Di bagian lain bukunya, dia berkata:
“Akhirnya,
perpecahan antara Syiah dan Sunni mereka hubung-hubungkan dengan ushul
akidah agar agama yang satu kembali terkoyak dan ummat yang satu
bercabang menjadi dua bagian dan satu bagian mengintai bagian lainnya
bahkan menantikan kematian bagian lainnya! Barang siapa yang membantu
pengelompokan ini walau dengan dengan satu kata, maka dia akan masuk
dalam ayat ini:
إِنَّ الَّذِينَ فَرَّقُواْ دِينَهُمْ وَكَانُواْ شِيَعًا لَّسْتَ مِنْهُمْ فِي شَيْءٍ إِنَّمَا أَمْرُهُمْ إِلَى اللّهِ ثُمَّ يُنَبِّئُهُم بِمَا كَانُواْ يَفْعَلُونَ [18]
Mereka
yang memecah belah agama dan menjadi berkelompok-kelompok di dalamnya
mereka itu bukan bagian darimu. Allah yang akan mengurus mereka dan akan
menyadarkan mereka lewat siksaan dari apa yang mereka telah lakukan.
Ketahuilah
bahwa mengkafirkan orang lain terlebih dahulu saat berdialog adalah
mudah dan membuktikan kekafiran lawan bisa dilakukan di tengah hangatnya
pembahasan lewat ucapan lawan sendiri.[19]

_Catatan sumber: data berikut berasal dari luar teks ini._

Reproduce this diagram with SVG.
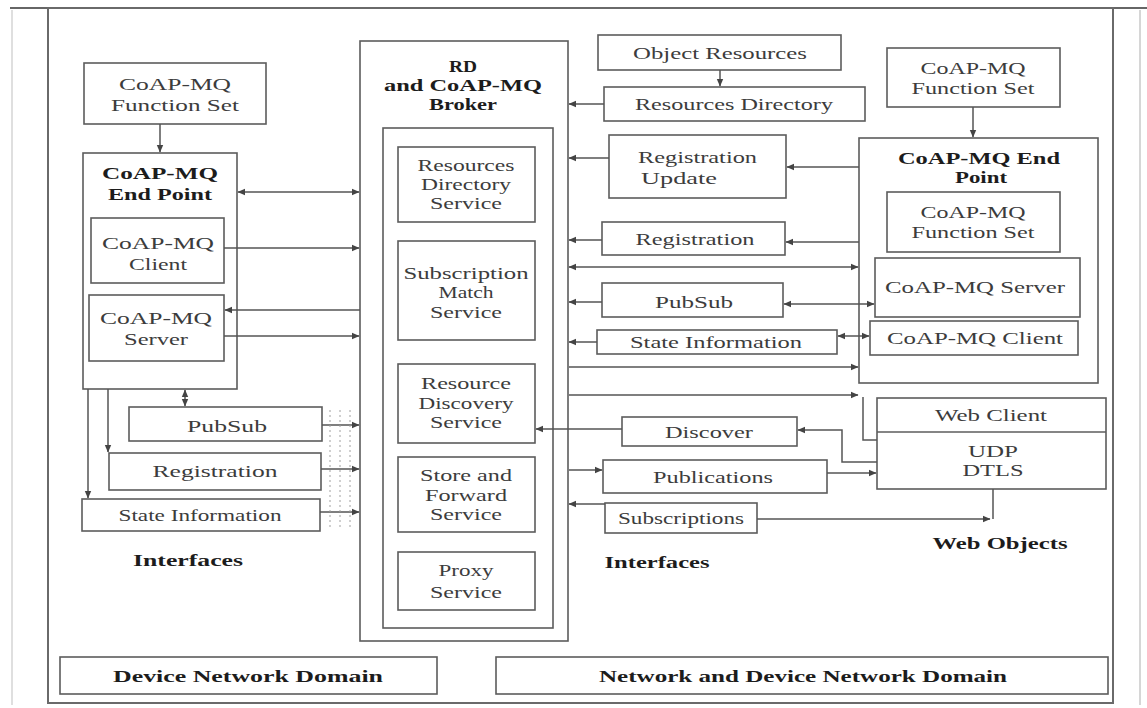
<svg xmlns="http://www.w3.org/2000/svg" width="1147" height="708" viewBox="0 0 1147 708">
  <style>
    .frame { fill: none; stroke: #6a6a6a; stroke-width: 2; }
    .box { fill: none; stroke: #5c5c5c; stroke-width: 1.6; }
    .c { fill: none; stroke: #555; stroke-width: 1.5; }
    .hatch { fill: none; stroke: #a0a0a0; stroke-width: 1; stroke-dasharray: 2 3; }
    .t { font-family: "Liberation Serif", "Times New Roman", serif; font-size: 17px; fill: #3c3c3c; text-anchor: middle; }
    .l { text-anchor: start; }
    .b { font-weight: bold; fill: #1c1c1c; }
  </style>
  <defs>
    <marker id="arr" markerUnits="userSpaceOnUse" markerWidth="8" markerHeight="8" refX="7" refY="4" orient="auto-start-reverse">
      <path d="M0,0.8 L7.5,4 L0,7.2 z" fill="#444"/>
    </marker>
  </defs>

  <rect width="1147" height="708" fill="#ffffff"/>

  <!-- page frame -->
  <g id="frame">
    <line x1="10" y1="8" x2="1147" y2="8" stroke="#666" stroke-width="2.2"/>
    <line x1="12" y1="10" x2="12" y2="705" stroke="#d4d4d4" stroke-width="1.5"/>
    <line x1="1140" y1="10" x2="1140" y2="705" stroke="#c8c8c8" stroke-width="1.5"/>
    <rect class="frame" x="48" y="8" width="1065" height="695"/>
  </g>

  <!-- left device side -->
  <g id="left-function-set">
    <rect class="box" x="84" y="63" width="182" height="61"/>
    <text class="t" x="175" y="90" textLength="112" lengthAdjust="spacingAndGlyphs">CoAP-MQ</text>
    <text class="t" x="175" y="111" textLength="128" lengthAdjust="spacingAndGlyphs">Function Set</text>
  </g>
  <g id="left-end-point">
    <rect class="box" x="83" y="153" width="154" height="236"/>
    <text class="t b" x="160" y="179" textLength="116" lengthAdjust="spacingAndGlyphs">CoAP-MQ</text>
    <text class="t b" x="160" y="200" textLength="104" lengthAdjust="spacingAndGlyphs">End Point</text>
  </g>
  <g id="left-client">
    <rect class="box" x="91" y="218" width="133" height="65"/>
    <text class="t" x="158" y="249" textLength="112" lengthAdjust="spacingAndGlyphs">CoAP-MQ</text>
    <text class="t" x="158" y="270" textLength="58" lengthAdjust="spacingAndGlyphs">Client</text>
  </g>
  <g id="left-server">
    <rect class="box" x="89" y="295" width="135" height="66"/>
    <text class="t" x="156" y="324" textLength="112" lengthAdjust="spacingAndGlyphs">CoAP-MQ</text>
    <text class="t" x="156" y="345" textLength="64" lengthAdjust="spacingAndGlyphs">Server</text>
  </g>
  <g id="left-pubsub">
    <rect class="box" x="129" y="407" width="193" height="34"/>
    <text class="t" x="227" y="432" textLength="80" lengthAdjust="spacingAndGlyphs">PubSub</text>
  </g>
  <g id="left-registration">
    <rect class="box" x="109" y="453" width="212" height="37"/>
    <text class="t" x="215" y="477" textLength="125" lengthAdjust="spacingAndGlyphs">Registration</text>
  </g>
  <g id="left-state-information">
    <rect class="box" x="82" y="499" width="238" height="32"/>
    <text class="t" x="200" y="521" textLength="163" lengthAdjust="spacingAndGlyphs">State Information</text>
  </g>
  <g id="left-interfaces-label">
    <text class="t b" x="188" y="566" textLength="110" lengthAdjust="spacingAndGlyphs">Interfaces</text>
  </g>

  <!-- broker -->
  <g id="broker">
    <rect class="box" x="360" y="41" width="208" height="600"/>
    <text class="t b" x="463" y="72" textLength="28" lengthAdjust="spacingAndGlyphs">RD</text>
    <text class="t b" x="463" y="91" textLength="158" lengthAdjust="spacingAndGlyphs">and CoAP-MQ</text>
    <text class="t b" x="463" y="110" textLength="68" lengthAdjust="spacingAndGlyphs">Broker</text>
    <rect class="box" x="383" y="128" width="170" height="500"/>
  </g>
  <g id="resource-directory-service">
    <rect class="box" x="398" y="147" width="137" height="75"/>
    <text class="t" x="466" y="171" textLength="97" lengthAdjust="spacingAndGlyphs">Resources</text>
    <text class="t" x="466" y="190" textLength="90" lengthAdjust="spacingAndGlyphs">Directory</text>
    <text class="t" x="466" y="209" textLength="72" lengthAdjust="spacingAndGlyphs">Service</text>
  </g>
  <g id="subscription-match-service">
    <rect class="box" x="398" y="241" width="137" height="99"/>
    <text class="t" x="466" y="279" textLength="125" lengthAdjust="spacingAndGlyphs">Subscription</text>
    <text class="t" x="466" y="298" textLength="55" lengthAdjust="spacingAndGlyphs">Match</text>
    <text class="t" x="466" y="318" textLength="72" lengthAdjust="spacingAndGlyphs">Service</text>
  </g>
  <g id="resource-discovery-service">
    <rect class="box" x="398" y="364" width="137" height="79"/>
    <text class="t" x="466" y="389" textLength="90" lengthAdjust="spacingAndGlyphs">Resource</text>
    <text class="t" x="466" y="409" textLength="95" lengthAdjust="spacingAndGlyphs">Discovery</text>
    <text class="t" x="466" y="428" textLength="72" lengthAdjust="spacingAndGlyphs">Service</text>
  </g>
  <g id="store-forward-service">
    <rect class="box" x="398" y="457" width="137" height="75"/>
    <text class="t" x="466" y="481" textLength="92" lengthAdjust="spacingAndGlyphs">Store and</text>
    <text class="t" x="466" y="501" textLength="82" lengthAdjust="spacingAndGlyphs">Forward</text>
    <text class="t" x="466" y="520" textLength="72" lengthAdjust="spacingAndGlyphs">Service</text>
  </g>
  <g id="proxy-service">
    <rect class="box" x="398" y="552" width="137" height="58"/>
    <text class="t" x="466" y="576" textLength="55" lengthAdjust="spacingAndGlyphs">Proxy</text>
    <text class="t" x="466" y="598" textLength="72" lengthAdjust="spacingAndGlyphs">Service</text>
  </g>

  <!-- network-side interfaces -->
  <g id="object-resources">
    <rect class="box" x="598" y="35" width="243" height="35"/>
    <text class="t" x="720" y="59" textLength="174" lengthAdjust="spacingAndGlyphs">Object Resources</text>
  </g>
  <g id="resources-directory">
    <rect class="box" x="604" y="87" width="261" height="34"/>
    <text class="t" x="734" y="110" textLength="198" lengthAdjust="spacingAndGlyphs">Resources Directory</text>
  </g>
  <g id="registration-update">
    <rect class="box" x="609" y="135" width="177" height="63"/>
    <text class="t l" x="638" y="163" textLength="119" lengthAdjust="spacingAndGlyphs">Registration</text>
    <text class="t l" x="641" y="184" textLength="76" lengthAdjust="spacingAndGlyphs">Update</text>
  </g>
  <g id="right-registration">
    <rect class="box" x="602" y="222" width="183" height="33"/>
    <text class="t" x="695" y="245" textLength="119" lengthAdjust="spacingAndGlyphs">Registration</text>
  </g>
  <g id="right-pubsub">
    <rect class="box" x="602" y="283" width="181" height="34"/>
    <text class="t" x="694" y="308" textLength="78" lengthAdjust="spacingAndGlyphs">PubSub</text>
  </g>
  <g id="right-state-information">
    <rect class="box" x="597" y="330" width="240" height="24"/>
    <text class="t" x="716" y="348" textLength="172" lengthAdjust="spacingAndGlyphs">State Information</text>
  </g>
  <g id="discover">
    <rect class="box" x="622" y="417" width="175" height="29"/>
    <text class="t" x="709" y="438" textLength="88" lengthAdjust="spacingAndGlyphs">Discover</text>
  </g>
  <g id="publications">
    <rect class="box" x="603" y="460" width="224" height="33"/>
    <text class="t" x="713" y="483" textLength="120" lengthAdjust="spacingAndGlyphs">Publications</text>
  </g>
  <g id="subscriptions">
    <rect class="box" x="605" y="503" width="152" height="30"/>
    <text class="t" x="681" y="524" textLength="126" lengthAdjust="spacingAndGlyphs">Subscriptions</text>
  </g>
  <g id="right-interfaces-label">
    <text class="t b" x="657" y="568" textLength="105" lengthAdjust="spacingAndGlyphs">Interfaces</text>
  </g>

  <!-- right device side -->
  <g id="right-function-set">
    <rect class="box" x="887" y="48" width="173" height="59"/>
    <text class="t" x="973" y="74" textLength="105" lengthAdjust="spacingAndGlyphs">CoAP-MQ</text>
    <text class="t" x="973" y="94" textLength="123" lengthAdjust="spacingAndGlyphs">Function Set</text>
  </g>
  <g id="right-end-point">
    <rect class="box" x="859" y="138" width="239" height="245"/>
    <text class="t b" x="979" y="164" textLength="162" lengthAdjust="spacingAndGlyphs">CoAP-MQ End</text>
    <text class="t b" x="981" y="183" textLength="52" lengthAdjust="spacingAndGlyphs">Point</text>
  </g>
  <g id="right-inner-function-set">
    <rect class="box" x="887" y="192" width="173" height="60"/>
    <text class="t" x="973" y="218" textLength="105" lengthAdjust="spacingAndGlyphs">CoAP-MQ</text>
    <text class="t" x="973" y="238" textLength="123" lengthAdjust="spacingAndGlyphs">Function Set</text>
  </g>
  <g id="right-server">
    <rect class="box" x="875" y="258" width="205" height="59"/>
    <text class="t" x="975" y="293" textLength="180" lengthAdjust="spacingAndGlyphs">CoAP-MQ Server</text>
  </g>
  <g id="right-client">
    <rect class="box" x="870" y="321" width="208" height="34"/>
    <text class="t" x="975" y="344" textLength="176" lengthAdjust="spacingAndGlyphs">CoAP-MQ Client</text>
  </g>
  <g id="web-objects">
    <rect class="box" x="877" y="398" width="229" height="91"/>
    <line class="box" x1="877" y1="432" x2="1106" y2="432"/>
    <text class="t" x="991" y="421" textLength="112" lengthAdjust="spacingAndGlyphs">Web Client</text>
    <text class="t" x="993" y="457" textLength="50" lengthAdjust="spacingAndGlyphs">UDP</text>
    <text class="t" x="993" y="476" textLength="61" lengthAdjust="spacingAndGlyphs">DTLS</text>
    <text class="t b" x="1000" y="549" textLength="135" lengthAdjust="spacingAndGlyphs">Web Objects</text>
  </g>

  <!-- domains -->
  <g id="device-network-domain">
    <rect class="box" x="60" y="657" width="377" height="37"/>
    <text class="t b" x="248" y="682" textLength="270" lengthAdjust="spacingAndGlyphs">Device Network Domain</text>
  </g>
  <g id="network-device-network-domain">
    <rect class="box" x="496" y="657" width="612" height="37"/>
    <text class="t b" x="803" y="682" textLength="408" lengthAdjust="spacingAndGlyphs">Network and Device Network Domain</text>
  </g>

  <!-- connectors -->
  <g id="connectors">
    <!-- left side -->
    <line class="c" x1="160" y1="124" x2="160" y2="152" marker-end="url(#arr)"/>
    <line class="c" x1="238" y1="192" x2="359" y2="192" marker-start="url(#arr)" marker-end="url(#arr)"/>
    <line class="c" x1="224" y1="248" x2="359" y2="248" marker-end="url(#arr)"/>
    <line class="c" x1="360" y1="310" x2="225" y2="310" marker-end="url(#arr)"/>
    <line class="c" x1="224" y1="336" x2="359" y2="336" marker-end="url(#arr)"/>
    <line class="c" x1="185" y1="390" x2="185" y2="406" marker-start="url(#arr)" marker-end="url(#arr)"/>
    <line class="c" x1="108" y1="389" x2="108" y2="452" marker-end="url(#arr)"/>
    <line class="c" x1="88" y1="389" x2="88" y2="498" marker-end="url(#arr)"/>
    <line class="c" x1="322" y1="425" x2="359" y2="425" marker-end="url(#arr)"/>
    <line class="c" x1="321" y1="469" x2="359" y2="469" marker-end="url(#arr)"/>
    <line class="c" x1="320" y1="512" x2="359" y2="512" marker-end="url(#arr)"/>
    <line class="hatch" x1="330" y1="410" x2="330" y2="530"/>
    <line class="hatch" x1="340" y1="410" x2="340" y2="530"/>
    <line class="hatch" x1="350" y1="410" x2="350" y2="530"/>

    <!-- right side -->
    <line class="c" x1="720" y1="70" x2="720" y2="86" marker-end="url(#arr)"/>
    <line class="c" x1="604" y1="104" x2="569" y2="104" marker-end="url(#arr)"/>
    <line class="c" x1="609" y1="158" x2="569" y2="158" marker-end="url(#arr)"/>
    <line class="c" x1="859" y1="167" x2="787" y2="167" marker-end="url(#arr)"/>
    <line class="c" x1="602" y1="240" x2="569" y2="240" marker-end="url(#arr)"/>
    <line class="c" x1="859" y1="242" x2="786" y2="242" marker-end="url(#arr)"/>
    <line class="c" x1="569" y1="267" x2="858" y2="267" marker-start="url(#arr)" marker-end="url(#arr)"/>
    <line class="c" x1="602" y1="302" x2="569" y2="302" marker-end="url(#arr)"/>
    <line class="c" x1="784" y1="304" x2="874" y2="304" marker-start="url(#arr)" marker-end="url(#arr)"/>
    <line class="c" x1="597" y1="342" x2="569" y2="342" marker-end="url(#arr)"/>
    <line class="c" x1="838" y1="336" x2="869" y2="336" marker-start="url(#arr)" marker-end="url(#arr)"/>
    <line class="c" x1="569" y1="367" x2="858" y2="367" marker-end="url(#arr)"/>
    <line class="c" x1="569" y1="395" x2="858" y2="395" marker-end="url(#arr)"/>
    <polyline class="c" points="863,397 863,440 877,440"/>
    <line class="c" x1="622" y1="429" x2="536" y2="429" marker-end="url(#arr)"/>
    <polyline class="c" points="877,462 842,462 842,430 798,430" marker-end="url(#arr)"/>
    <line class="c" x1="569" y1="470" x2="602" y2="470" marker-end="url(#arr)"/>
    <line class="c" x1="827" y1="473" x2="876" y2="473" marker-end="url(#arr)"/>
    <line class="c" x1="605" y1="504" x2="569" y2="504" marker-end="url(#arr)"/>
    <line class="c" x1="757" y1="519" x2="990" y2="519" marker-end="url(#arr)"/>
    <line class="c" x1="993" y1="489" x2="993" y2="519"/>
    <line class="c" x1="973" y1="107" x2="973" y2="137" marker-end="url(#arr)"/>
  </g>
</svg>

Kemudian, Syaikh Muhammad Ghazali kembali berkata:
“Dalam
kedua kelompok, hubungan keduanya dengan Islam berdasarkan iman kepada
kitabullah dan sunnah nabi dan secara mutlak sama-sama menyepakati
ushul-ushul mayoritas agama. Jadi dalam furu dan syariat mereka menjadi
bercabang-cabang. Mereka sepakat bahwa mujtahid akan mendapat pahala
baik jika ijtihadnya benar atau salah. Ketika kita memasuki fikih
praktis dan perbandingan, dan jika kita analisa antara pendapat ini dan
itu, atau menilai mana hadis shahih dan dhaif, maka kita akan melihat
bahwa jarak antara Syiah dan Sunni sama seperti jarak antara fikih
mazhab Abu Hanifah, Maliki atau Syafii. Kita harus melihat sama semua
orang yang mencari hakikat meski cara dan metode mereka
berbeda-beda.”[20]
Dalam
kitab Nazarat fil Qur’an, kita dapat melihat Syaikh Ghazali membawa
salah satu ucapan ulama Syiah dan salah satu catatan pinggir kitab itu,
Ghazali berkata:
“Dia
adalah salah satu faqih dan sastrawan besar Syiah. Kita akan membahas
semua ucapannya, sebab sebagian orang-orang yang belum matang pikirannya
menyangka bahwa Syiah bukanlah Islam dan telah melenceng dari Islam.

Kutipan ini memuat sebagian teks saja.